Savaş’s nomadic life took her to Middlebury, Vt., in 2003, to attend Middlebury College. The school has a respected writing program, but Savaş never took a literature class. (“A shame,” she says.) Though she loved writing, she felt college was serious and studied anthropology and sociology. For her senior thesis, she spent a summer doing field work in Istanbul interviewing Kurdish women.
After graduation, she got a “terrible” job in San Francisco at a tech startup in 2007. On her lunch hour, she would write stories based on her field work.
“I was trying out my voice with short stories,” she says, “writing traditionally, experimentally—writing so many things.” She and her husband moved to Paris in 2012, because it was closer to Turkey and Latvia. But it wasn’t until 2018, when she attended a writing conference in Mexico, that she started working on a novel.
While at the conference, she went for walks with poet Paul Muldoon; these, she thought, would make a good framework for a novel. Her instincts were correct. She set to work on a draft that would eventually become Walking on the Ceiling.
“When I was ready to send it out,” she says, “my husband, who is a computer scientist, made an algorithm using keywords like experimental and international” to help find agents who might be a good fit.
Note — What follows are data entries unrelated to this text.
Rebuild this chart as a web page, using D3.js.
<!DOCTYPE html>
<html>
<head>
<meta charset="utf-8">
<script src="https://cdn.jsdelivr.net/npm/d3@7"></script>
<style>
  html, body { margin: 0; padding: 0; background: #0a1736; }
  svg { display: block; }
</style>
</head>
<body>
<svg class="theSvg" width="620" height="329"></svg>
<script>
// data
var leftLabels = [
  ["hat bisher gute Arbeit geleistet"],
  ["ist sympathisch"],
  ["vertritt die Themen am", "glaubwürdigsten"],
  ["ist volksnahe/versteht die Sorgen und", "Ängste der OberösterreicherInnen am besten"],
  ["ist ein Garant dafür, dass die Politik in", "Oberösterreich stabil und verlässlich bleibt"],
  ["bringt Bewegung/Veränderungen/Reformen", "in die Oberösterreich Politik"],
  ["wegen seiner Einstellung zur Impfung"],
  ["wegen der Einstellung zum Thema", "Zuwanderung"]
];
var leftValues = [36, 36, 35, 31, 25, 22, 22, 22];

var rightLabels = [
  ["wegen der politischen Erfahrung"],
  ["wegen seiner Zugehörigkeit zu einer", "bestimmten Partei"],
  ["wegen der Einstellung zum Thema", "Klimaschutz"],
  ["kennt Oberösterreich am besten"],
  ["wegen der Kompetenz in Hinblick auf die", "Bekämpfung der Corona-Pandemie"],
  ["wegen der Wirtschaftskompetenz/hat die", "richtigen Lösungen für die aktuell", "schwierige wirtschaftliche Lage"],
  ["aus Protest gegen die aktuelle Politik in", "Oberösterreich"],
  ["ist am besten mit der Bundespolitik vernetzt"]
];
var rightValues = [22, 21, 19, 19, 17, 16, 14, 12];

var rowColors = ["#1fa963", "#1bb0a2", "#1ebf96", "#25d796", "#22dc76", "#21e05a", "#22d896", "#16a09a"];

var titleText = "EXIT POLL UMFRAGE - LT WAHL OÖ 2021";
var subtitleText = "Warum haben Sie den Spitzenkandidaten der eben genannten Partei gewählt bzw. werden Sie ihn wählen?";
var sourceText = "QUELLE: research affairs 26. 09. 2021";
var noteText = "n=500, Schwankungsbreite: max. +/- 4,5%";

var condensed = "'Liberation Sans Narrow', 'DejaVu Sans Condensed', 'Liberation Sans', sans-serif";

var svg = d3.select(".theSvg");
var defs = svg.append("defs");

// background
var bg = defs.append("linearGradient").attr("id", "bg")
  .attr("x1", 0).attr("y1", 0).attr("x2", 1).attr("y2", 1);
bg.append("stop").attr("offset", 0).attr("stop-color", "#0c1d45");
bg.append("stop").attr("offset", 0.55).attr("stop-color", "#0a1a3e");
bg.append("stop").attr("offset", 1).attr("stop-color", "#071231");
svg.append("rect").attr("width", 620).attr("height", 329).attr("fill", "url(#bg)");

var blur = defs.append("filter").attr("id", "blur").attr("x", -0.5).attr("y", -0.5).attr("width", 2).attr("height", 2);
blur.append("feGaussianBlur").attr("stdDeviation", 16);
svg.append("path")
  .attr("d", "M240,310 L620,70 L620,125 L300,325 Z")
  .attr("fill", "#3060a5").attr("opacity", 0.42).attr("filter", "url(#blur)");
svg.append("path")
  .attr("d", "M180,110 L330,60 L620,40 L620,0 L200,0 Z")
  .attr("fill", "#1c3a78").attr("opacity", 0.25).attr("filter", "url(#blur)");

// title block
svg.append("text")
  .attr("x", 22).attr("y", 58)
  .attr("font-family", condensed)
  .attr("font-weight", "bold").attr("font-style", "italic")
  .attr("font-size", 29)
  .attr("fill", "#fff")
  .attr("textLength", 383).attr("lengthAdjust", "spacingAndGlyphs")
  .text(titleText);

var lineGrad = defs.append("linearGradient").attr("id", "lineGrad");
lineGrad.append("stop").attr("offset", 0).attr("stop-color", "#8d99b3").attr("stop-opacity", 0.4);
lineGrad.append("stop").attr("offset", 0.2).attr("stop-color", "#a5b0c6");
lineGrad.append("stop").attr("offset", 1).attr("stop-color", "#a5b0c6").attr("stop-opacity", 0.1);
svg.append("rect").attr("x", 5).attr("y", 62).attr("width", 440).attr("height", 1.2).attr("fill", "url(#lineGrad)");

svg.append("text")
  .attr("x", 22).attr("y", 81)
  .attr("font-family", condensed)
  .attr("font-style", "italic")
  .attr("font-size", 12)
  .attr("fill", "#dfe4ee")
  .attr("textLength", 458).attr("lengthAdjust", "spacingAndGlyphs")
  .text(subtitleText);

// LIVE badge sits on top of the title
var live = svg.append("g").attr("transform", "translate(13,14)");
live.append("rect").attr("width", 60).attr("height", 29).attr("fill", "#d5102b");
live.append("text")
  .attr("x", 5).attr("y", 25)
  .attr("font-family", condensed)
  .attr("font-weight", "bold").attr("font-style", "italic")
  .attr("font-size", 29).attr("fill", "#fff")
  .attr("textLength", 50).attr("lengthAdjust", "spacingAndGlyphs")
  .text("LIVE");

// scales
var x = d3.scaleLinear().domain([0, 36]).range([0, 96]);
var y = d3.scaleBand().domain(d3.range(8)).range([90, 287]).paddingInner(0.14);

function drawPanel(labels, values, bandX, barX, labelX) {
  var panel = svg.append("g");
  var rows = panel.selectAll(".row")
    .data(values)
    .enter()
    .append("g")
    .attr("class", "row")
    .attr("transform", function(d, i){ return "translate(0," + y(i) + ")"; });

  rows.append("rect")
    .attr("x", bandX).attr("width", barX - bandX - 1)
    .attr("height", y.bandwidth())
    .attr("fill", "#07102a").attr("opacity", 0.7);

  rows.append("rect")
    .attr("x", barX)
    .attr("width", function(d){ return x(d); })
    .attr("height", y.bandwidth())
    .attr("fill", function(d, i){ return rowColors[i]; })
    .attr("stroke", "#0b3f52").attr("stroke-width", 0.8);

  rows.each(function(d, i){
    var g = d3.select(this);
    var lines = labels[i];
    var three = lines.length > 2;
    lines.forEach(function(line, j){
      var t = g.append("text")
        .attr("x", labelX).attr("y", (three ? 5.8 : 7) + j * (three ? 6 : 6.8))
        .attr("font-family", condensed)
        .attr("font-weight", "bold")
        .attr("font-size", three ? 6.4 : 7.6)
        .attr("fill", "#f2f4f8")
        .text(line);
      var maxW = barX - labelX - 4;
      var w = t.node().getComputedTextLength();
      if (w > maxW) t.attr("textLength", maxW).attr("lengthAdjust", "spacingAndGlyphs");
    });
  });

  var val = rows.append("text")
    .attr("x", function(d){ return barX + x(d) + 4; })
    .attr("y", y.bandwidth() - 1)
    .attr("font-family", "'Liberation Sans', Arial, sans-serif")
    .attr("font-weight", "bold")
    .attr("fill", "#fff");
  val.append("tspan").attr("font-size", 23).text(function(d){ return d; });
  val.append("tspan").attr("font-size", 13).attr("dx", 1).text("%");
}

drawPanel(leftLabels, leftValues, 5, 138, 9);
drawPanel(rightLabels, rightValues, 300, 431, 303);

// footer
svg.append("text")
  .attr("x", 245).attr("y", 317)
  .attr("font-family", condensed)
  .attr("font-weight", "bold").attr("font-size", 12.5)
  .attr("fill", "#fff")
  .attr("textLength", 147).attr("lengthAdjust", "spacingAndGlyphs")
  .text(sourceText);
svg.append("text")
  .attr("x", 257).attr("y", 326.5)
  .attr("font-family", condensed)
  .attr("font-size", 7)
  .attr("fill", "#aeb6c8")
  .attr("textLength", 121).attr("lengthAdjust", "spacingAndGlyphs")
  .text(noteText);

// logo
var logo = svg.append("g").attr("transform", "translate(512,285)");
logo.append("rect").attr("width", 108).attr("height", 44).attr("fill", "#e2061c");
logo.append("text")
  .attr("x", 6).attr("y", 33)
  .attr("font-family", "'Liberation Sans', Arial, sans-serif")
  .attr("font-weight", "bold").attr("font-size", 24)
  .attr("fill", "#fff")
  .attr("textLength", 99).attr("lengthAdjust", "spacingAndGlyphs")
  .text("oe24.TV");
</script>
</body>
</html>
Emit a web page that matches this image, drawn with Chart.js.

He came up with a list of 100 and suggested she send it to all of them.
“At that point, I knew no one and had no idea of the literary world,” Savaş says. “I was just looking for someone who would read my work. I decided that if I didn’t find an agent, I would stop writing fiction and get a PhD in comparative literature. I couldn’t spend years telling people, ‘I’m writing my novel.’ ”
These fears were unwarranted. “There were agents who understood what I was trying to do,” she says. In the end, she signed on with Sarah Bowlin of Aevitas Creative Management. “Sara was so attuned to my voice. That was all I cared about.”
Bowlin sold Walking on the Ceiling to Laura Perciasepe at Riverhead, who later took White on White. A few years after that, when Savaş was about to give birth to her daughter, Bowlin sold The Anthropologists to Callie Garnett at Bloomsbury.
“She was so enthusiastic and it was so great to hear that it was good,” Savaş says. “Callie didn’t ask for big structural changes, and it was perfect timing.”
One of the most exciting things about the novel, Garnett says, is that “it lives within the reality of secure rather than neurotic love. This strikes me as such a rare quality in the fiction of early adulthood; I didn’t realize how much I hungered for an alternative until Sarah sent this submission. The Anthropologists finds drama in daily observation.”
But for Bowlin, the novel’s themes—about home and belonging—are what make the book special. “She is asking a question here that is so universal,” Bowlin says. “How does one build a good life? And it’s a true pleasure to be with these characters as they both flail and ponder what that might mean.”
It’s a question with which Savaş—in both her work and her life—will likely continue to wrestle. “I don’t have a family home,” she says. “We moved throughout my childhood, and teenage years. The longest I have ever lived anywhere is Paris, which is ironic because I certainly feel like a foreigner in this city, and a newcomer. At the same time, I feel very attached to it, as I’ve felt attached to most places I’ve lived in, perhaps because I am looking for a home wherever I go, and I am rootless enough that I can set the foundations anywhere that I land.”